Common tools include Wireshark for network traffic analysis, Splunk and ELK Stack for log aggregation, Kali Linux for security testing, Python for script automation, and GitHub for formal documentation.

3. What are SOC analyst projects?

SOC analyst projects focus heavily on network monitoring, active threat detection, alert triage, and incident investigation workflows. Good examples include SIEM implementations, log dashboards, failed login detection rules, and formal incident timelines.

4. Can I put cybersecurity projects on GitHub?

Yes. GitHub provides an excellent platform for showcasing projects, provided the content remains completely legal and safe. Include clear setup steps, sanitized data, validation steps, limitations, and a formal safety statement.

5. How do cybersecurity projects help in interviews?

Cybersecurity projects give candidates concrete technical examples to discuss confidently during job interviews.
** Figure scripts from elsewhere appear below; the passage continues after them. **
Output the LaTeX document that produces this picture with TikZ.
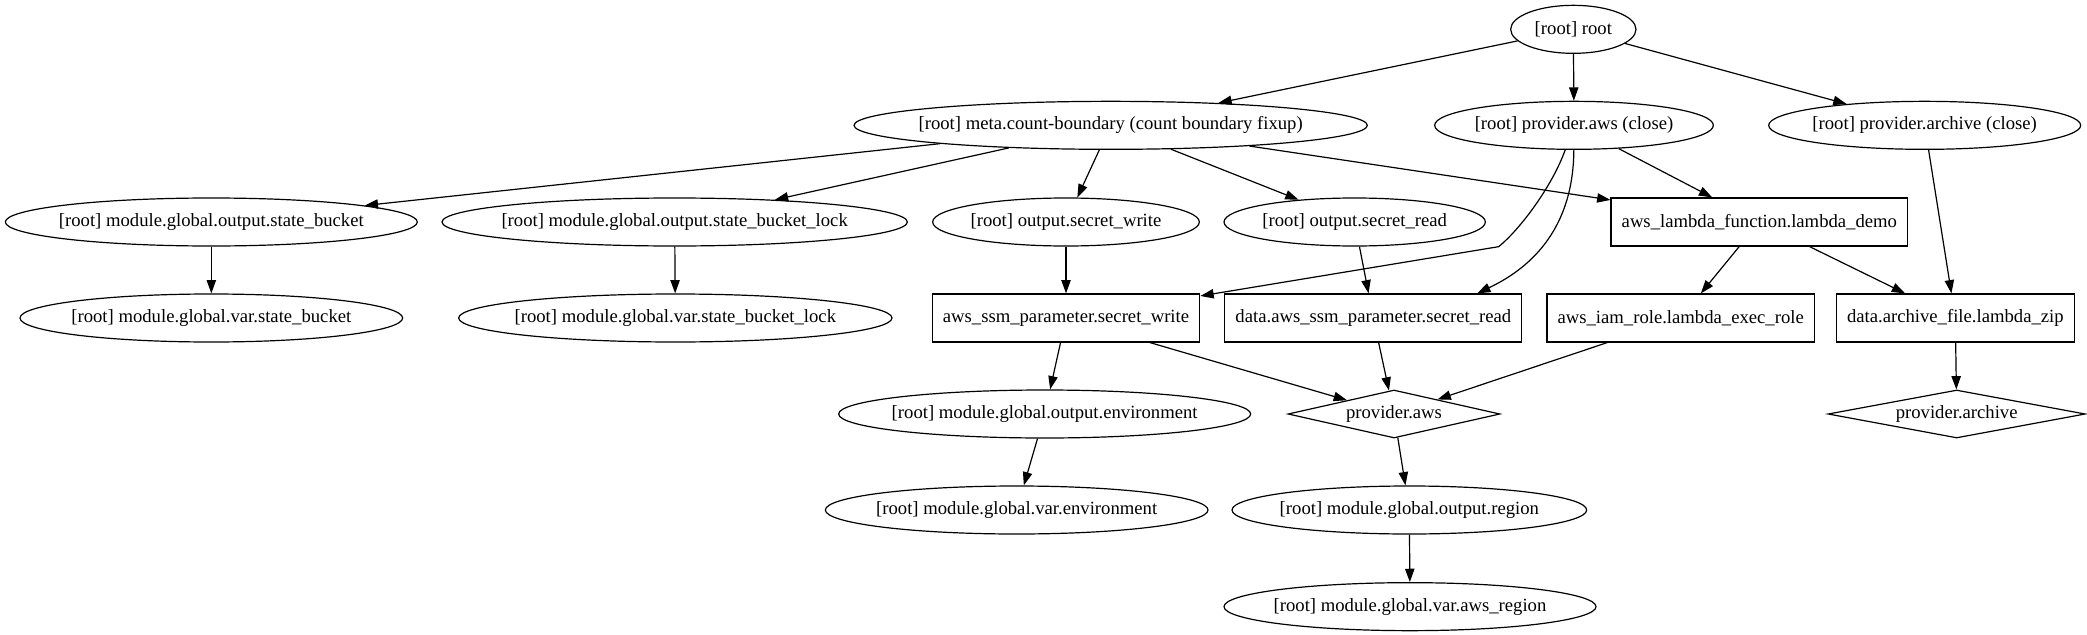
\documentclass[tikz,border=0pt]{standalone}
\usepackage{fontspec}
\setmainfont{Liberation Serif}
\usetikzlibrary{shapes.geometric,arrows.meta}

\begin{document}
\begin{tikzpicture}
      [x=1pt,y=-1pt,
       every node/.style={font=\fontsize{14}{16}\selectfont},
       nodeEll/.style={ellipse,draw,line width=0.9pt,inner xsep=-12pt,inner ysep=0pt,minimum height=36pt},
       nodeBox/.style={rectangle,draw,line width=0.9pt,inner xsep=8pt,minimum height=36pt},
       nodeDia/.style={diamond,draw,line width=0.9pt,aspect=4.4,inner sep=0pt,minimum height=36pt},
       arrowEdge/.style={line width=0.9pt,-{Triangle[length=10pt,width=7pt]}}]
      \useasboundingbox (0,0) rectangle (1565.25,476.25);

      \node[nodeEll,minimum width=94pt] (root) at (1180,22) {[root] root};
      \node[nodeEll,minimum width=385pt] (meta) at (833,94) {[root] meta.count-boundary (count boundary fixup)};
      \node[nodeEll,minimum width=209pt] (pcaws) at (1180.5,94) {[root] provider.aws (close)};
      \node[nodeEll,minimum width=234pt] (pcarch) at (1443.5,94) {[root] provider.archive (close)};
      \node[nodeEll,minimum width=309pt] (outbucket) at (158.5,166.5) {[root] module.global.output.state\_bucket};
      \node[nodeEll,minimum width=349pt] (outlock) at (506,166.5) {[root] module.global.output.state\_bucket\_lock};
      \node[nodeEll,minimum width=200pt] (outwrite) at (799.5,166.5) {[root] output.secret\_write};
      \node[nodeEll,minimum width=196pt] (outread) at (1016,166.5) {[root] output.secret\_read};
      \node[nodeBox] (lambda) at (1319.5,166.5) {aws\_lambda\_function.lambda\_demo};
      \node[nodeEll,minimum width=287pt] (varbucket) at (158.5,238.5) {[root] module.global.var.state\_bucket};
      \node[nodeEll,minimum width=325pt] (varlock) at (506.5,238.5) {[root] module.global.var.state\_bucket\_lock};
      \node[nodeBox] (ssmwrite) at (799.5,238.5) {aws\_ssm\_parameter.secret\_write};
      \node[nodeBox] (ssmread) at (1030,238.5) {data.aws\_ssm\_parameter.secret\_read};
      \node[nodeBox] (iamrole) at (1260.5,238.5) {aws\_iam\_role.lambda\_exec\_role};
      \node[nodeBox] (lambdazip) at (1466.5,238.5) {data.archive\_file.lambda\_zip};
      \node[nodeEll,minimum width=309pt] (outenv) at (783.5,310.5) {[root] module.global.output.environment};
      \node[nodeDia,minimum width=159pt] (provaws) at (1045.5,310.5) {provider.aws};
      \node[nodeDia,minimum width=193pt] (provarch) at (1467.5,310.5) {provider.archive};
      \node[nodeEll,minimum width=287pt] (varenv) at (762.5,382.5) {[root] module.global.var.environment};
      \node[nodeEll,minimum width=266pt] (outregion) at (1057,382.5) {[root] module.global.output.region};
      \node[nodeEll,minimum width=279pt] (varregion) at (1057.5,455) {[root] module.global.var.aws\_region};

      \foreach \from/\to in {root/meta,root/pcaws,root/pcarch,meta/outbucket,meta/outlock,
        meta/outwrite,meta/outread,meta/lambda,pcaws/lambda,pcarch/lambdazip,
        outbucket/varbucket,outlock/varlock,outwrite/ssmwrite,outread/ssmread,
        lambda/iamrole,lambda/lambdazip,ssmwrite/outenv,ssmwrite/provaws,ssmread/provaws,
        iamrole/provaws,lambdazip/provarch,outenv/varenv,provaws/outregion,outregion/varregion}
      \draw[arrowEdge] (\from) -- (\to);

      % bent edges out of provider.aws (close)
      \coordinate (bend) at (1124,185);
      \draw[arrowEdge] (pcaws) .. controls (1164,140) and (1140,172) .. (bend) -- (ssmwrite);
      \draw[arrowEdge] (pcaws) .. controls (1180,170) and (1150,200) .. ([xshift=-34pt]ssmread.north east);
    \end{tikzpicture}
\end{document}
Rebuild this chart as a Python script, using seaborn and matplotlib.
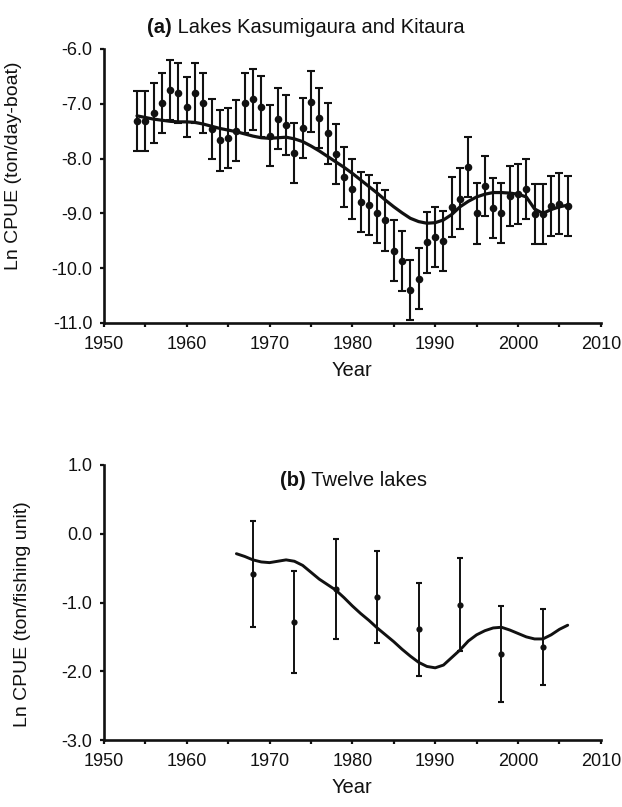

They help explain the tools used, the problems solved, the detection logic, the testing steps, the remediation guidance, and the lessons learned.

6. What skills do cybersecurity projects teach?

Cybersecurity projects teach vital technical skills such as log analysis, network monitoring, vulnerability assessment, secure coding basics, alert triage, threat detection, professional reporting, ethical testing workflows, and portfolio presentation.